Oh, and speaking of horses: I thought the intention of the original gambling bill was to prop up local racetracks by allowing them to be slot machine locations. Yet I believe Ocean Downs is the only racetrack which doubles as a slot location – the other sites are standalone sites with no racing. Nor would it shock me to see at least some part of a prospective tax cut for casino operators come out of the 9.5% the equine industry is guaranteed in Maryland. The 48.5% for education will be the last thing they touch.

We all have to concede that, compared with the rosy predictions of $1.36 billion dollars in revenue by FY2013 – the year we are in now – slot machines have been an utter failure in Maryland. The reasons for this are legion:

  • Not all of the expected locations are up and running yet – locations in Baltimore City and Allegany County (Rocky Gap) won’t be open until 2013 and 2014, respectively.
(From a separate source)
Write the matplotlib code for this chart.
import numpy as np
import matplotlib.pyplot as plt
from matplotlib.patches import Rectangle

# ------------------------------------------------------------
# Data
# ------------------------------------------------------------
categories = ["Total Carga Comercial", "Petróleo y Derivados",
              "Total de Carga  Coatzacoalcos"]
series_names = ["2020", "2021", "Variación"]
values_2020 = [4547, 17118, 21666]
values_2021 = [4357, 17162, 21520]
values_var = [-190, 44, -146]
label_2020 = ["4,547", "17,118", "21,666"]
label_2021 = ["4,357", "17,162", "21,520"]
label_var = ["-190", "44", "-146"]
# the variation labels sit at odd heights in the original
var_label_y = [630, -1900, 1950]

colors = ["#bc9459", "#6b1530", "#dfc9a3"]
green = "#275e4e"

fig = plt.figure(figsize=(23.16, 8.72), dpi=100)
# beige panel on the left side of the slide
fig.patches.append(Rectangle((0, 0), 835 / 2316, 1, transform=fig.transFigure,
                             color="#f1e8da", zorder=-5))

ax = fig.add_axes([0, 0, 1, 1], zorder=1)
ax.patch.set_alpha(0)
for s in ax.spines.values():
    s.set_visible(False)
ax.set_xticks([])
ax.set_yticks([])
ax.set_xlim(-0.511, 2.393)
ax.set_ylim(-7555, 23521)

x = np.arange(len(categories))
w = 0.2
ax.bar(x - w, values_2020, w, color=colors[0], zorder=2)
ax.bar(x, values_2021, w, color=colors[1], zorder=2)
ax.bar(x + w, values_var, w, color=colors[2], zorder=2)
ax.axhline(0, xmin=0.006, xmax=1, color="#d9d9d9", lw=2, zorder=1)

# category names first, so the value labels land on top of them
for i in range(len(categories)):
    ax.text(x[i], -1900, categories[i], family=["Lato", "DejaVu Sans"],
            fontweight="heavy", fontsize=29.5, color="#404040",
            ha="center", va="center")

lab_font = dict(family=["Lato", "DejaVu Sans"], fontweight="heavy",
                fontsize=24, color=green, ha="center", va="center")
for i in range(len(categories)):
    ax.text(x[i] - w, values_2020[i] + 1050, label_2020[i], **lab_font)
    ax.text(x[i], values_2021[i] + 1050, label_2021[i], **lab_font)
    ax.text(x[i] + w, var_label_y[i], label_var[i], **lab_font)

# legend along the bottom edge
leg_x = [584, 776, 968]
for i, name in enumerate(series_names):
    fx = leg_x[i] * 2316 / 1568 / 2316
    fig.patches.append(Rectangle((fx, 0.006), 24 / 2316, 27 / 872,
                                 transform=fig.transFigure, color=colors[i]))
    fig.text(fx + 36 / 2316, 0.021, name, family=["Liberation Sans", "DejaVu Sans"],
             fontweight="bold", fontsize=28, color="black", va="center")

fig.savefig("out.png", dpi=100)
The Maryland Live! casino in Anne Arundel County just opened this year.
  • Because other states weren’t shackled by the poorly thought-out system of needing voter approval to make technical changes, they have already put table games in place, making them more attractive to gamblers.
  • Entertainment options are limited at the Ocean Downs casino by state law. This puts them at some disadvantage to nearby Delaware locations in Harrington and Dover which permit live music.
  • Finally, a poor economy has limited people’s “fun money.” On a personal level, I used to go to Harrington maybe once or twice a year with the bowling prize money I received at season’s end or other “mad money” I came across. But that’s no longer possible when there are more bills to pay and less income being made; certainly I’m not the Lone Ranger in that particular situation.

So don’t look for gambling to be a cure-all, and take any predictions of revenue from the state with a significant grain of salt. It’s clear that those in charge of Maryland didn’t think things through when they sold us the bill of goods known as Question 2 four years ago, and now that potential big-money campaign contributors and Big Labor are beckoning to build a casino in Prince George’s County just outside Washington, D.C. (talk about regressive taxation there) it’s suddenly enough of an emergency to call our legislature in.

I know Senate Minority Leader E.J. Pipkin was not amused:

The real crisis in Maryland is not whether there should be a sixth casino location, but rather the trend of recent job losses. The state lost 11,000 jobs in June and has witnessed 4 straight months of job declines.  Gaming expansion won’t create jobs for at least another year, and then at most 3,000 jobs.  Marylanders need help today.

Meanwhile, this has been the ‘Summer of Union Handouts’ with teachers’ unions getting their own special session in May and now the trade unions getting their own special session in August.  Curiously left out are the close to 2,000 union steelworkers laid-off last month at the Sparrows Point plant. The state is bleeding jobs at a rate of tens of thousands on a monthly basis, and the best the Governor O’Malley can muster is, ‘If you give me another casino, I can get you 3,000 jobs in a few years.’  How is that relief?

The Governor should know that economic development is more than just bio-tech and casinos.  Instead of a special session for a single casino, we should be taking this time to develop policies benefiting all of Maryland’s working families – not just those with powerful unions.

Five years ago, Governor O’Malley called a Special Session which dealt not just with gambling but also raised taxes and spent big money on providing coverage to a small fraction of those Maryland residents who didn’t have health insurance. All this was supposed to solve our state’s structural deficit once and for all.

But a half-decade later, buffeted by damaging economic winds created in no small part by Democrats just like those who run Maryland’s government with an iron fist, we still struggle with financial hardship as a state – unfortunately, these troubles also affect the federal and local governments as well as many millions of Americans who by no means are better off than they were four years ago.

In short, there are two key problems with Martin O’Malley’s Democratic approach to state finances: rich people don’t stay to be hosed by higher taxes and broke people don’t gamble. Other than that, things are just going swimmingly.